When you look at corporate management, the typical structure is to have a chairman who faces out from the organisation towards the investors and a CEO who faces inwards and manages the organisation. Within organisations, you sometimes get a similar structure at board level. A board director such as a finance director or sales director who has significant outward facing responsibilities will be shadowed by a non board director or general manager who runs the operations for their division.

Is a similar management model appropriate for EA?

I have run three EA departments for large companies. In each case, I have identified a “number 2” who has had helped me very closely in all aspects of managing the department. Architects are experts in the their fields, sometimes considered mavericks, sometimes don’t suffer fools gladly, often considered difficult to manage by other managers. The continuing political situations that EA finds itself both inside and outside the IT function can be complex and stressful particularly if there are major change programmes in progress. Sharing the management load has worked well for me. Other EA managers that I have known have adopted similar informal management approaches where a “number 2” has a special role in addition to being a member of the EA management team.
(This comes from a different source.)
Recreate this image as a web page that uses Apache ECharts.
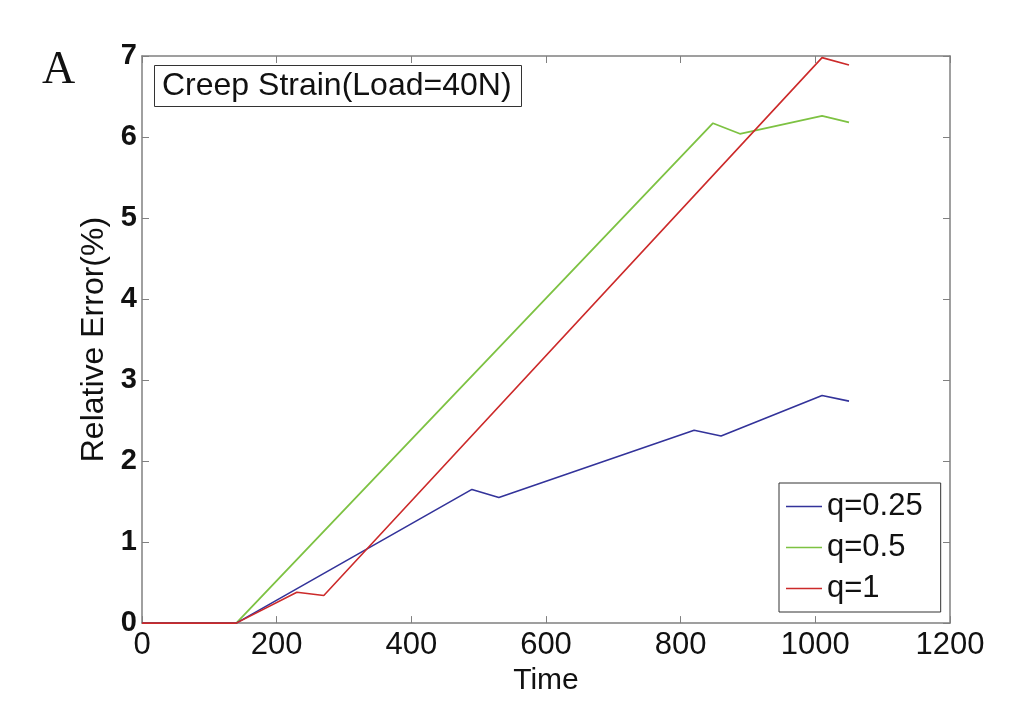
<!DOCTYPE html>
<html>
<head>
<meta charset="utf-8">
<script src="https://cdn.jsdelivr.net/npm/echarts@6/dist/echarts.min.js"></script>
<style>
html,body{margin:0;padding:0;background:#fff;}
#chart{width:1036px;height:701px;}
</style>
</head>
<body>
<div id="chart"></div>
<script>
// Data
const seriesNames = ['q=0.25', 'q=0.5', 'q=1'];
const timeQ025 = [0, 140, 490, 530, 820, 860, 1010, 1050];
const errQ025  = [0, 0, 1.65, 1.55, 2.38, 2.31, 2.81, 2.74];
const timeQ05  = [0, 140, 848, 888, 1010, 1050];
const errQ05   = [0, 0, 6.17, 6.04, 6.26, 6.18];
const timeQ1   = [0, 140, 230, 270, 1010, 1050];
const errQ1    = [0, 0, 0.38, 0.34, 6.98, 6.89];
const xTicks = [0, 200, 400, 600, 800, 1000, 1200];
const yTicks = [0, 1, 2, 3, 4, 5, 6, 7];

const pair = (xs, ys) => xs.map((x, i) => [x, ys[i]]);

const colors = ['#33339a', '#7dc242', '#cc2a2a'];
const axisGray = '#808080';
const sans = "'Liberation Sans', Arial, sans-serif";

const chart = echarts.init(document.getElementById('chart'), null, {renderer: 'canvas'});

const xMin = xTicks[0], xMax = xTicks[xTicks.length - 1];
const yMin = yTicks[0], yMax = yTicks[yTicks.length - 1];

const baseX = {
  type: 'value', min: xMin, max: xMax, interval: xTicks[1] - xTicks[0],
  splitLine: {show: false},
  axisLine: {show: true, onZero: false, lineStyle: {color: axisGray, width: 1.5}},
  axisTick: {show: true, inside: true, length: 7, lineStyle: {color: axisGray, width: 1}}
};
const baseY = {
  type: 'value', min: yMin, max: yMax, interval: yTicks[1] - yTicks[0],
  splitLine: {show: false},
  axisLine: {show: true, onZero: false, lineStyle: {color: axisGray, width: 1.5}},
  axisTick: {show: true, inside: true, length: 7, lineStyle: {color: axisGray, width: 1}}
};

const option = {
  animation: false,
  backgroundColor: '#fff',
  grid: {left: 142, right: 86, top: 56, bottom: 73, containLabel: false},
  title: {
    text: 'Creep Strain(Load=40N)',
    left: 154, top: 65,
    padding: [5, 10, 5, 8],
    borderColor: '#333', borderWidth: 1,
    textStyle: {fontFamily: sans, fontSize: 32, fontWeight: 'normal', color: '#111'}
  },
  legend: {
    data: seriesNames,
    orient: 'vertical',
    left: 779, top: 483,
    padding: [8, 18, 8, 7],
    itemGap: 10,
    icon: 'rect',
    itemWidth: 36, itemHeight: 1.6,
    borderColor: '#333', borderWidth: 1,
    backgroundColor: '#fff',
    textStyle: {fontFamily: sans, fontSize: 31, color: '#111', lineHeight: 31}
  },
  graphic: [{
    type: 'text', left: 42, top: 48,
    style: {text: 'A', fontFamily: "'Liberation Serif', 'DejaVu Serif', serif", fontSize: 46, fill: '#111'}
  }],
  xAxis: [
    Object.assign({}, baseX, {
      position: 'bottom',
      name: 'Time', nameLocation: 'middle', nameGap: 34,
      nameTextStyle: {fontFamily: sans, fontSize: 30, color: '#111'},
      axisLabel: {show: true, margin: 7, fontFamily: sans, fontSize: 31, color: '#111',
                  formatter: v => String(v)}
    }),
    Object.assign({}, baseX, {position: 'top', axisLabel: {show: false}})
  ],
  yAxis: [
    Object.assign({}, baseY, {
      position: 'left',
      name: 'Relative Error(%)', nameLocation: 'middle', nameGap: 17,
      nameTextStyle: {fontFamily: sans, fontSize: 32, color: '#111'},
      axisLabel: {show: true, margin: 5, fontFamily: sans, fontSize: 29, fontWeight: 'bold', color: '#111',
                  formatter: v => String(v)}
    }),
    Object.assign({}, baseY, {position: 'right', axisLabel: {show: false}})
  ],
  series: [
    {name: seriesNames[0], type: 'line', data: pair(timeQ025, errQ025), symbol: 'none',
     lineStyle: {color: colors[0], width: 1.6}, itemStyle: {color: colors[0]}, z: 3},
    {name: seriesNames[1], type: 'line', data: pair(timeQ05, errQ05), symbol: 'none',
     lineStyle: {color: colors[1], width: 1.8}, itemStyle: {color: colors[1]}, z: 2},
    {name: seriesNames[2], type: 'line', data: pair(timeQ1, errQ1), symbol: 'none',
     lineStyle: {color: colors[2], width: 1.6}, itemStyle: {color: colors[2]}, z: 4}
  ]
};
chart.setOption(option);
</script>
</body>
</html>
Is it time to formalise this approach? Is it time to recognise that EA management is a big job and that 2 heads are better than one? Should larger EA functions that are involved in large-scale change have a “two headed beast” leadership? The Head of EA would be the external leader managing the politics, driving stakeholder management, opening doors, top level supplier relations, and fighting the budgetary battles. Reporting into the Head of EA would be the Chief Architect who would run the architecture teams identifying architecture needs, developing policy and models, supporting projects, etc.